[Figure scripts]
+ + + + +
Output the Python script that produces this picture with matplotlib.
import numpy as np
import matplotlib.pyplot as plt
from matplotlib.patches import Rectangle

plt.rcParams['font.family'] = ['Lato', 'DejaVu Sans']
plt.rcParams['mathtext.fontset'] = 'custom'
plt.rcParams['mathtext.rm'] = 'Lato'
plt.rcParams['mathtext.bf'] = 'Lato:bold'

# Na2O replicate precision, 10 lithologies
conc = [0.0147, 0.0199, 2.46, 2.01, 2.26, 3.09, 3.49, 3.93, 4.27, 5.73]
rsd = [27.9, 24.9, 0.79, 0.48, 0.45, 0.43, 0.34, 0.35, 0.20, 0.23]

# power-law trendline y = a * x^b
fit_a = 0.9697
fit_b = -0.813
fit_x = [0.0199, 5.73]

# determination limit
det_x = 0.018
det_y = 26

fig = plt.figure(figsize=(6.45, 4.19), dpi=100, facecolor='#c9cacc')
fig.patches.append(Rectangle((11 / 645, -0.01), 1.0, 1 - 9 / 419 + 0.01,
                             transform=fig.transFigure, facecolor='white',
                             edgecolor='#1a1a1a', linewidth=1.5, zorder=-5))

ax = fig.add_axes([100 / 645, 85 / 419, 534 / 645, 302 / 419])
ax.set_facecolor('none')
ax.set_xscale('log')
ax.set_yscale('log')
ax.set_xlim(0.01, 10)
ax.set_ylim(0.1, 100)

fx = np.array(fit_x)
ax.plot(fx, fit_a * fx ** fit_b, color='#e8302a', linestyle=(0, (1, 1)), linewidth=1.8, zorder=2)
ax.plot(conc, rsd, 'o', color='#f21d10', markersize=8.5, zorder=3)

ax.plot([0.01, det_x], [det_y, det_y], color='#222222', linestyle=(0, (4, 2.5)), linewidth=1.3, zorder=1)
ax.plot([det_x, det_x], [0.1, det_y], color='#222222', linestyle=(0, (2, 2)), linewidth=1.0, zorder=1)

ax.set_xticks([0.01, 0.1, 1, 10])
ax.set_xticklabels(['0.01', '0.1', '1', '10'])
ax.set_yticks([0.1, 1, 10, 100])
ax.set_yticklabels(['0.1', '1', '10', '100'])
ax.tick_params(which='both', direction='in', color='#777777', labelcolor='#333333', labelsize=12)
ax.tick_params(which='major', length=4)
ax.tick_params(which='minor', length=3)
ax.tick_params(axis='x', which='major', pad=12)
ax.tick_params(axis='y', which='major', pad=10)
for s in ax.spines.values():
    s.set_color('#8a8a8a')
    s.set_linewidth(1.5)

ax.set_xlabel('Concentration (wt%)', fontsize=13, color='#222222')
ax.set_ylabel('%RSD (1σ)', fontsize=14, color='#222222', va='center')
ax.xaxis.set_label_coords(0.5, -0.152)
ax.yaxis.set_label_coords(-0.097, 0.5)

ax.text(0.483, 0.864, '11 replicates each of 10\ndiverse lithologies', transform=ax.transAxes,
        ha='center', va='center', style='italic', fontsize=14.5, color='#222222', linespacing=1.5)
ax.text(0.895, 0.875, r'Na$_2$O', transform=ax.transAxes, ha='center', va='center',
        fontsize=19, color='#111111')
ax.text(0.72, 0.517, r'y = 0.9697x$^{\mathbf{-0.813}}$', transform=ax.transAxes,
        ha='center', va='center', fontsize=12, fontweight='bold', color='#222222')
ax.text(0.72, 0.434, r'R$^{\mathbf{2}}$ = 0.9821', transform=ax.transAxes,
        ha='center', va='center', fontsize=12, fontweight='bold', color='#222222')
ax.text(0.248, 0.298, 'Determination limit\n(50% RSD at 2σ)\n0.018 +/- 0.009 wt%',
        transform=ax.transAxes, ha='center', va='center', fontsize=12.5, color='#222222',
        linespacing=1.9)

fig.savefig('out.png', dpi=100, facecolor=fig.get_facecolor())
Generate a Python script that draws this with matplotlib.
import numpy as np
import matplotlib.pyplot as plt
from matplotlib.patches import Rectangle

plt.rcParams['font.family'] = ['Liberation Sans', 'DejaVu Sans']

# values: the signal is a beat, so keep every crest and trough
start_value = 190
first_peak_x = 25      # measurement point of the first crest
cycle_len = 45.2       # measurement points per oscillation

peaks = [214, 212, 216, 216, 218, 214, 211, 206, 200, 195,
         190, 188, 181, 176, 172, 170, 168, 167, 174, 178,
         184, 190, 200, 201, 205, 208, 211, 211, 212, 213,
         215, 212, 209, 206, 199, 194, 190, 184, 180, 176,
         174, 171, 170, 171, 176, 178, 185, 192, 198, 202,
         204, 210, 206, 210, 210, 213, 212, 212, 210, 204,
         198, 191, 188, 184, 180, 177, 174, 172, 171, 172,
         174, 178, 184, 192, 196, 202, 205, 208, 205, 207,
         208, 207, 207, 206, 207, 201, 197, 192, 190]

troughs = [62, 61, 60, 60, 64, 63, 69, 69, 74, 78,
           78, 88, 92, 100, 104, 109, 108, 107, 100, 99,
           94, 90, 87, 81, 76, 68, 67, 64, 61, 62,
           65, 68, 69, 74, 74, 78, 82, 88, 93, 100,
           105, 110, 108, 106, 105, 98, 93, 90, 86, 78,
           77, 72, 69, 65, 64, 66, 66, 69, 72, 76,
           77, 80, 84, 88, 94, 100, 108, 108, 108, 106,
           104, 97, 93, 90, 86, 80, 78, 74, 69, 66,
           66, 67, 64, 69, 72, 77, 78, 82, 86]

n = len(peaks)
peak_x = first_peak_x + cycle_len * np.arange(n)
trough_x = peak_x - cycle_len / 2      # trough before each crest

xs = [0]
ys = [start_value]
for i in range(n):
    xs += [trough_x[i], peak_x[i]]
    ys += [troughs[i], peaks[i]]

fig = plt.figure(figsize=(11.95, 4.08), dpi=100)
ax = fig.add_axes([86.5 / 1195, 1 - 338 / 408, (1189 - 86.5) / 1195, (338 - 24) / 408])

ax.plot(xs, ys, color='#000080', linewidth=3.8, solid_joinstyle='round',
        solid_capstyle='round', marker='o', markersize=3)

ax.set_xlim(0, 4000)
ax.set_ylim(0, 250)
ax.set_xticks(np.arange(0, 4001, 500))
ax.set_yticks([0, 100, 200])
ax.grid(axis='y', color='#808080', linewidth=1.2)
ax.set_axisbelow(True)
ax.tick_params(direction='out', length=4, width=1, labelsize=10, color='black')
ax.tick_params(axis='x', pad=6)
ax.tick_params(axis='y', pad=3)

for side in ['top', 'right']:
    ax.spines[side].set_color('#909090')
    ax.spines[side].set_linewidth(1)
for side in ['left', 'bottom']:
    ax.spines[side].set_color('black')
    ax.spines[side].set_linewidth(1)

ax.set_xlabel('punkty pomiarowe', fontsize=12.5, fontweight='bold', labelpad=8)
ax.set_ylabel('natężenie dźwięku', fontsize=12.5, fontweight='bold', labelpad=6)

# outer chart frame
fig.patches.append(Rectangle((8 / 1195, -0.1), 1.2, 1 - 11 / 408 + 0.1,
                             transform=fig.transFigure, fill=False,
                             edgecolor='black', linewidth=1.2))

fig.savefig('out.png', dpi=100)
+ + + + +
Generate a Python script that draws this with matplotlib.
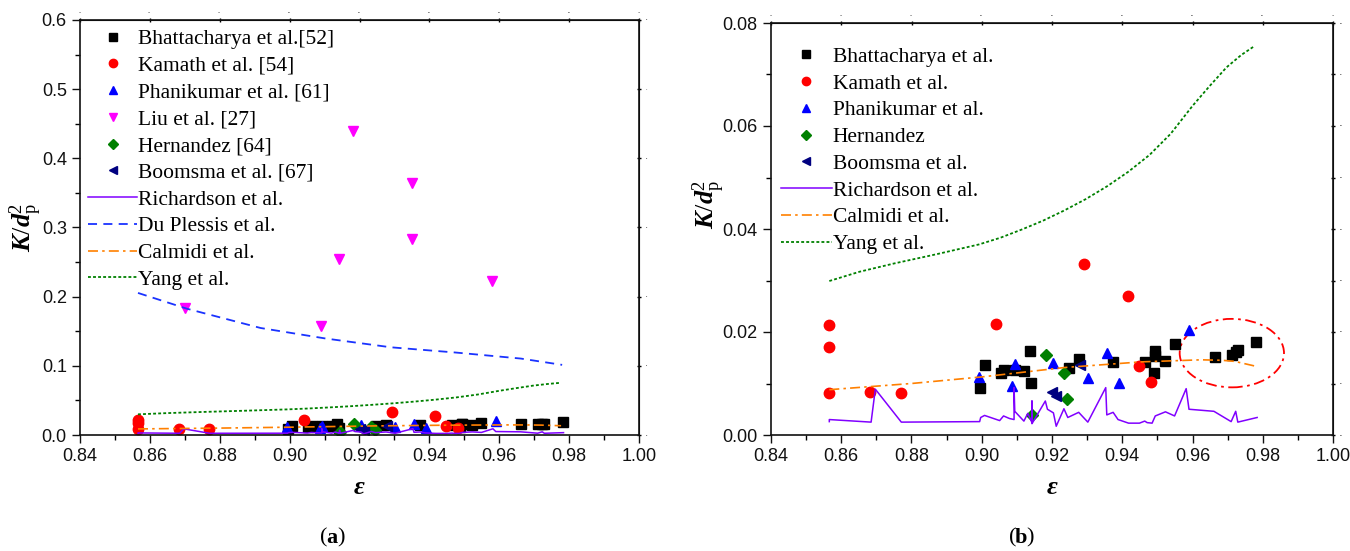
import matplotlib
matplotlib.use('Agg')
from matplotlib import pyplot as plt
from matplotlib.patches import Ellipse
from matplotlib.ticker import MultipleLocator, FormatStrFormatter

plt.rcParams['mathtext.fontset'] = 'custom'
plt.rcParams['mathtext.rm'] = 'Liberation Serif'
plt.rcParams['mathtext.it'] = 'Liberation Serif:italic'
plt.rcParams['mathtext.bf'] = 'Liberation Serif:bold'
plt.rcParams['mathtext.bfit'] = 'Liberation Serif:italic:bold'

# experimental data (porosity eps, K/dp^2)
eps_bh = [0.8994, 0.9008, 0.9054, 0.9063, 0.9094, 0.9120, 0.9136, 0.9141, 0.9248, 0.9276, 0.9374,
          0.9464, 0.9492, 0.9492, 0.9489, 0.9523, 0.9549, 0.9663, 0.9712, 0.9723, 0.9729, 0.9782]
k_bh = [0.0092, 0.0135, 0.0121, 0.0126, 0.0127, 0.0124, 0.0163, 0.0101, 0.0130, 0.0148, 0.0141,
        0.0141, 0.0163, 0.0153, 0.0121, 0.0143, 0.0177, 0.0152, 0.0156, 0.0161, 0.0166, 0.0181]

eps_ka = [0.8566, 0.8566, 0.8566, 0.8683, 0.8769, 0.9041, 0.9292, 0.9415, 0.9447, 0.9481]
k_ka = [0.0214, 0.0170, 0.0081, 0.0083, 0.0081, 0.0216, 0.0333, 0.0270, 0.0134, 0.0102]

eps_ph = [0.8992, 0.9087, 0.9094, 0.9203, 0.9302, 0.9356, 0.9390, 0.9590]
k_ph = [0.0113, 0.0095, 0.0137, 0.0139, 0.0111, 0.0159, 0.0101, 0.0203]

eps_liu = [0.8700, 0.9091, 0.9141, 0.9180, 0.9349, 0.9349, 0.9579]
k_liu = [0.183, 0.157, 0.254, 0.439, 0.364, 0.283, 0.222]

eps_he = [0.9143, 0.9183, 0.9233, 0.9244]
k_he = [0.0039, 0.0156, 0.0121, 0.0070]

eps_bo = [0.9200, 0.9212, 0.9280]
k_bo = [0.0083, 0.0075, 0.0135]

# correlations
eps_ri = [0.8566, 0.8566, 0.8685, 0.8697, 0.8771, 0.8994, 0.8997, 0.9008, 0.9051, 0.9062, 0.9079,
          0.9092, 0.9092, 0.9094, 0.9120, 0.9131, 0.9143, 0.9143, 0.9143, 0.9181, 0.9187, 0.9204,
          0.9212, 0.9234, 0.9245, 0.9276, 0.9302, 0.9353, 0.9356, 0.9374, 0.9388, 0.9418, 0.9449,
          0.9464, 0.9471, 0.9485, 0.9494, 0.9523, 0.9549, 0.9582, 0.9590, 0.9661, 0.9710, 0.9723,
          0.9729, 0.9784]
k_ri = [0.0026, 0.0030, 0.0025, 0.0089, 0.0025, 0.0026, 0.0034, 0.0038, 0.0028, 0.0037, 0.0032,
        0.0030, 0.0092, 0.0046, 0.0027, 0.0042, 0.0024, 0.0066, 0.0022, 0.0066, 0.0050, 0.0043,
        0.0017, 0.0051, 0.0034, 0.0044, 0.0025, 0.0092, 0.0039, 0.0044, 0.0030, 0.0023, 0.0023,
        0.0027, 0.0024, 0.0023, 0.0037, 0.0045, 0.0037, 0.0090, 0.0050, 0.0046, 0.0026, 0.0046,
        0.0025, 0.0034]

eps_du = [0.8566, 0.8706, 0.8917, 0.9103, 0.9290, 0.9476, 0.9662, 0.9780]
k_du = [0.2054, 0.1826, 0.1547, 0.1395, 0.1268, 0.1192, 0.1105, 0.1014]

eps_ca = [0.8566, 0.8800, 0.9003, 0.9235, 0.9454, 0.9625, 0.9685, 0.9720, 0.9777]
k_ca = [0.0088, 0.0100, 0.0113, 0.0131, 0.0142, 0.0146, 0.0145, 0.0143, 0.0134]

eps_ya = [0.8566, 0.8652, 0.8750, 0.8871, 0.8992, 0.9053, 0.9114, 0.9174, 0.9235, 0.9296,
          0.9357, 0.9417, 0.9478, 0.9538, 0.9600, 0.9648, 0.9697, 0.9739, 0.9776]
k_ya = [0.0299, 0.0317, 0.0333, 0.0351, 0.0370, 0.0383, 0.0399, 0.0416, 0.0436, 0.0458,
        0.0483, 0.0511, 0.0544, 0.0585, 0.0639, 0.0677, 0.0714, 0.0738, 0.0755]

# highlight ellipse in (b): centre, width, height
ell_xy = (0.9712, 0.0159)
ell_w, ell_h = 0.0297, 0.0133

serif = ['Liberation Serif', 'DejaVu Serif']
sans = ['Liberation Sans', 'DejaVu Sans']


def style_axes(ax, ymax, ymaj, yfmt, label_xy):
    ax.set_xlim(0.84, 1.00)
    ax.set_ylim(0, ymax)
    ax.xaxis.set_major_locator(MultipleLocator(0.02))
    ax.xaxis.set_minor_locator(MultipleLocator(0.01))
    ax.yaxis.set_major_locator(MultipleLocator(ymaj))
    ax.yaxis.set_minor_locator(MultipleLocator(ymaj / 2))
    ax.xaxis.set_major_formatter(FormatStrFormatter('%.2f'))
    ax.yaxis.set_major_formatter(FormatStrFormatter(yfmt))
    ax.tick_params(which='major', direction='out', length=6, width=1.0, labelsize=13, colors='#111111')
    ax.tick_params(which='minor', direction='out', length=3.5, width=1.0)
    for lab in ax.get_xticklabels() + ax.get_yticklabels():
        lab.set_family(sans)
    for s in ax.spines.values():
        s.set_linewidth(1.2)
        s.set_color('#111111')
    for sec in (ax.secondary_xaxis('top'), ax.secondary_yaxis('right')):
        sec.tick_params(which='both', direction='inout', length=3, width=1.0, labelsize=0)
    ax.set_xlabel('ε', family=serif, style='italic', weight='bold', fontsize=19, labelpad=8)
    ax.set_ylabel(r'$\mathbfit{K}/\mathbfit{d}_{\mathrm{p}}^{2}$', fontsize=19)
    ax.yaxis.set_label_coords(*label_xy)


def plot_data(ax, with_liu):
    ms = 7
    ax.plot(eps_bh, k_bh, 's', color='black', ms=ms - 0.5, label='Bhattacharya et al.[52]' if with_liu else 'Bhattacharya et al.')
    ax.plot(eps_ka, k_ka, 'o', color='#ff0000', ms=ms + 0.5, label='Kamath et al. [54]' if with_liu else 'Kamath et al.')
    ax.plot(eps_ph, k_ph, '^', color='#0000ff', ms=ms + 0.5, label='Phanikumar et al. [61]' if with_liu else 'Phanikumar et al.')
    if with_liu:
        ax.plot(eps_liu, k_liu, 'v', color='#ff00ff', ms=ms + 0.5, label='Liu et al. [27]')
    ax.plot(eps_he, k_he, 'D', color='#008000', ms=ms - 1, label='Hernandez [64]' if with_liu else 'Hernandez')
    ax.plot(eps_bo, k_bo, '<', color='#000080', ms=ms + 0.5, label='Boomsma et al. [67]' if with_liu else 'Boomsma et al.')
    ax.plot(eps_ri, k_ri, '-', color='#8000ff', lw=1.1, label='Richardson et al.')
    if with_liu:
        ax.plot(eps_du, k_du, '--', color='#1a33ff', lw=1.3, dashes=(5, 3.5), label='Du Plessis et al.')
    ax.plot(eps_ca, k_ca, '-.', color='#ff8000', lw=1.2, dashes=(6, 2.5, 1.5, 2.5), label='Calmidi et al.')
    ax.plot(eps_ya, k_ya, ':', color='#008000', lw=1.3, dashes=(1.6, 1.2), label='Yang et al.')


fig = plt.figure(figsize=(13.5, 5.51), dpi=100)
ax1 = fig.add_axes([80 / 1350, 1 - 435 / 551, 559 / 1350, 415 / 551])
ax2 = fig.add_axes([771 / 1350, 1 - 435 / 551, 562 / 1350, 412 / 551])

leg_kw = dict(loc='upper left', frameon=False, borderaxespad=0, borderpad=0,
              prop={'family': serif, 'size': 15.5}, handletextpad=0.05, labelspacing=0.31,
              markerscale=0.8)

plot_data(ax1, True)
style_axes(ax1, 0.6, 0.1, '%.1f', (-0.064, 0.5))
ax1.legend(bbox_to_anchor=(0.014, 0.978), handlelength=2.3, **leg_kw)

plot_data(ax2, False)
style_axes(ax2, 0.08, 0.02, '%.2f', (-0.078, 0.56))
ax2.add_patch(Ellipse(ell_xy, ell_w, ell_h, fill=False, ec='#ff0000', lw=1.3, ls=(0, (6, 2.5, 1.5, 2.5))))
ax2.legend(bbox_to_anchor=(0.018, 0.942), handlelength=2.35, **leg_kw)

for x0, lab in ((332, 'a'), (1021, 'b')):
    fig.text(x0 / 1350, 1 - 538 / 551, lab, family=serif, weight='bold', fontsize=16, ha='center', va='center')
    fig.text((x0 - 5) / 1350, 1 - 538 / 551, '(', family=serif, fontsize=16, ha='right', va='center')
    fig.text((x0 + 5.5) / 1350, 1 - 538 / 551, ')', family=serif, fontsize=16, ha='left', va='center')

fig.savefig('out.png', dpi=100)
+ + + + +
EXERCISE GOAL: Exactly and exclusively, reproduce the lines that start at the line containing "Output the Python" and end at the line containing "fit_x = [0.0199, 5.73]", inclusive of both.

TASK OUTPUT:
Output the Python script that produces this picture with matplotlib.
import numpy as np
import matplotlib.pyplot as plt
from matplotlib.patches import Rectangle

plt.rcParams['font.family'] = ['Lato', 'DejaVu Sans']
plt.rcParams['mathtext.fontset'] = 'custom'
plt.rcParams['mathtext.rm'] = 'Lato'
plt.rcParams['mathtext.bf'] = 'Lato:bold'

# Na2O replicate precision, 10 lithologies
conc = [0.0147, 0.0199, 2.46, 2.01, 2.26, 3.09, 3.49, 3.93, 4.27, 5.73]
rsd = [27.9, 24.9, 0.79, 0.48, 0.45, 0.43, 0.34, 0.35, 0.20, 0.23]

# power-law trendline y = a * x^b
fit_a = 0.9697
fit_b = -0.813
fit_x = [0.0199, 5.73]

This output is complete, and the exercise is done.